The Brutal Truth About Startup Valuations — And Why Most Are Lies
Startup headlines love big numbers.
“$50 million valuation.”
“Unicorn status achieved.”
“$200 million Series B.”
Valuation has become the scoreboard of modern entrepreneurship.
But here’s the uncomfortable reality:
Most startup valuations are not reflections of real value.
They are reflections of negotiation, narrative, and timing.
Valuation Is Not Revenue
A startup’s valuation does not equal its revenue.
It doesn’t equal profit.
It doesn’t even equal cash in the bank.
Valuation is typically based on the price investors are willing to pay for a small percentage of the company.
If an investor buys 10% for $5 million, the implied valuation is $50 million.
That doesn’t mean the company has $50 million in assets.
It means someone agreed to that pricing under specific conditions.
The Power of Storytelling
Investors don’t just buy numbers.
They buy potential.
A compelling narrative — large market size, scalable technology, disruptive model — can inflate valuation beyond current performance.
The stronger the growth story, the higher the multiple.
In boom markets, optimism drives numbers higher.
In downturns, the same companies struggle to justify those valuations.
Narrative shapes pricing more than fundamentals in early-stage ventures.
Paper Wealth vs. Real Liquidity
Founders often celebrate valuation milestones.
But most equity is illiquid.
Shares cannot always be easily sold.
Until an acquisition or public offering happens, the valuation remains theoretical.
On paper, a founder might be worth millions.
In reality, they may still be drawing a modest salary while reinvesting profits into growth.
Paper wealth and real wealth are not the same.
The Down Round Reality
When market conditions shift, valuations drop.
If a company raises capital at a lower valuation than its previous round, it’s called a “down round.”
Down rounds dilute earlier investors and founders.
They also expose how fragile high valuations can be.
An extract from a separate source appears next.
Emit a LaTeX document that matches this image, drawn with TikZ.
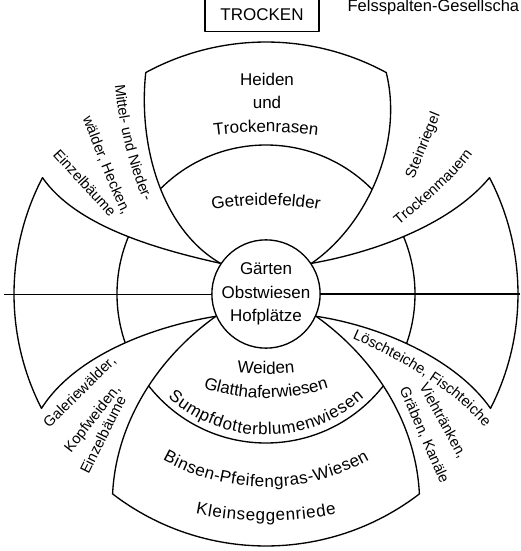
\documentclass[tikz,border=0pt]{standalone}
\usepackage{fontspec}
\setmainfont{Liberation Sans}
\usetikzlibrary{calc,decorations.text}

\newcommand{\gross}{\fontsize{10.2}{14}\selectfont}
\newcommand{\klein}{\fontsize{8.8}{10}\selectfont}

% Umrisse der vier Blaetter
\newcommand{\blattOben}{(mitte.146) .. controls (-105,65) and (-128,150) .. (118.5:252) arc[start angle=118.5, end angle=61.5, radius=252] .. controls (138,150) and (100,68) .. (mitte.34)}
\newcommand{\blattLinks}{(mitte.146) .. controls (-110,45) and (-190,68) .. (152.5:252) arc[start angle=152.5, end angle=207, radius=252] .. controls (-190,-60) and (-110,-32) .. (mitte.204)}
\newcommand{\blattUnten}{(mitte.204) .. controls (-110,-65) and (-150,-130) .. (232.5:252) arc[start angle=232.5, end angle=307.5, radius=252] .. controls (150,-130) and (110,-65) .. (mitte.336)}
\newcommand{\blattRechts}{(mitte.34) .. controls (110,42) and (185,70) .. (27.5:252) arc[start angle=27.5, end angle=-27, radius=252] .. controls (190,-65) and (115,-32) .. (mitte.336)}

\tikzset{bogentext/.style={decorate, decoration={text along path, text={#1}, text align=center}},
  bogenfit/.style={decorate, decoration={text along path, text={#1}, text align={fit to path}}}}

% Text auf Kreisbogen (Mittelpunkt (0,cy), Radius r, Winkel)
\newcommand{\bogenOben}[4]{\path[bogentext={#4}] ($(0,#1)+(90+#3:#2)$) arc[start angle=90+#3, end angle=90-#3, radius=#2];}
\newcommand{\bogenUnten}[5][bogentext]{\path[#1={#5}] ($(0,#2)+(270-#4:#3)$) arc[start angle=270-#4, end angle=270+#4, radius=#3];}

\begin{document}
\begin{tikzpicture}[x=0.6pt, y=0.6pt, line width=0.8pt, line join=round,
    feld/.style={font=\gross, inner sep=0pt}]
    \useasboundingbox (-266,-257) rectangle (254,294);
    \clip (-266,-257) rectangle (254,294);
    % Mitte
    \node[circle, draw, minimum size=64.8pt, inner sep=0pt, align=center, font=\gross] (mitte) at (0,0) {Gärten\\Obstwiesen\\Hofplätze};
    % Blaetter
    \draw \blattOben;
    \draw \blattLinks;
    \draw \blattUnten;
    \draw \blattRechts;
    % innerer Ring
    \foreach \blatt in {\blattOben, \blattLinks, \blattUnten, \blattRechts} {
      \begin{scope}
        \clip \blatt -- cycle;
        \draw (0,0) circle (149);
      \end{scope}
    }
    % Waagrechte
    \draw[line width=0.6pt] (-262,0) -- (mitte.west);
    \draw[line width=1.2pt] (mitte.east) -- (256,0);
    % Kopf
    \node[draw, anchor=south, minimum width=68.4pt, minimum height=19.5pt, font=\gross] (trocken) at (-4,262) {TROCKEN};
    \node[anchor=base west, inner sep=0pt, font=\fontsize{9.9}{12}\selectfont] (fels) at (81,282.3) {Felsspalten-Gesellscha};
    % Texte oben
    \node[feld, anchor=base] (heiden) at (1,209) {Heiden};
    \node[feld, anchor=base] (und) at (1,186) {und};
    \bogenOben{-238}{400}{10}{|\gross|Trockenrasen}
    \bogenOben{-211}{300}{15}{|\gross|Getreidefelder}
    % Texte unten
    \bogenUnten{170}{250}{10}{|\gross|Weiden}
    \bogenUnten{96}{200}{25}{|\gross|Glatthaferwiesen}
    \bogenUnten[bogenfit]{7}{148}{41.5}{|\gross|Sumpfdotterblumenwiesen}
    \bogenUnten[bogenfit]{17}{210}{29.5}{|\gross|Binsen-Pfeifengras-Wiesen}
    \bogenUnten[bogenfit]{126}{353}{11.5}{|\gross|Kleinseggenriede}
    % Texte zwischen den Blaettern
    \path[bogentext={|\klein|Mittel- und Nieder-}] (-152,218) .. controls (-148,170) and (-136,120) .. (-118,84);
    \path[bogentext={|\klein|wälder, Hecken,}] (-186,183) .. controls (-172,146) and (-158,108) .. (-140,72);
    \path[bogentext={|\klein|Einzelbäume}] (-222,148) -- (-148,67);
    \path[bogentext={|\klein|Steinriegel}] (140,96) -- (182,198);
    \path[bogentext={|\klein|Trockenmauern}] (126,63) .. controls (160,92) and (190,115) .. (212,147);
    \path[bogentext={|\klein|Galeriewälder,}] (-224,-141) -- (-142,-61);
    \path[bogentext={|\klein|Kopfweiden,}] (-200,-166) -- (-140,-89);
    \path[bogentext={|\klein|Einzelbäume}] (-181,-188) -- (-136,-98);
    \path[bogentext={|\klein|Löschteiche, Fischteiche}] (76,-40) .. controls (128,-62) and (190,-95) .. (226,-142);
    \path[bogentext={|\klein|Viehtränken,}] (145,-78) -- (201,-180);
    \path[bogentext={|\klein|Gräben, Kanäle}] (129,-86) -- (179,-200);
\end{tikzpicture}
\end{document}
A company once valued at $200 million may suddenly be worth half that — without significant operational change.
Market sentiment matters as much as performance.
Incentives to Inflate
There are structural incentives to maintain high valuations:
- Founders want prestige and leverage.
- Investors want strong portfolio optics.
- Media prefers dramatic numbers.
But inflated valuations create pressure.
When growth slows or profitability lags, expectations clash with reality.
The higher the valuation, the harder it becomes to justify future funding at similar or higher levels.
The Multiple Game
Valuations often rely on multiples — revenue multiplied by a factor.
In hot markets, SaaS companies might receive 10x or 15x revenue multiples.
In cooler markets, that multiple may shrink to 3x or 4x.
The company’s revenue hasn’t changed overnight.
The appetite for risk has.
This is why valuation is as much about market mood as business strength.
What Actually Matters
Strong companies focus on:
- Sustainable revenue growth
- Cash flow management
- Customer retention
- Operational efficiency
These metrics build resilience regardless of valuation swings.
Companies that rely purely on funding cycles often struggle when capital tightens.
The Brutal Bottom Line
Startup valuations are not lies in the literal sense.
They are conditional.
They represent expectations about future growth — not guaranteed outcomes.
The danger comes when valuation becomes the goal instead of value creation.
When founders chase headlines instead of healthy economics, risk multiplies.
Valuation is a signal.
It’s not proof of success.
In volatile markets, numbers can inflate quickly — and deflate just as fast.
The startups that survive long term aren’t necessarily those with the highest valuations.
They’re the ones with durable models, disciplined finances, and realistic growth strategies.
Because in business, hype can raise capital.
But only fundamentals sustain companies.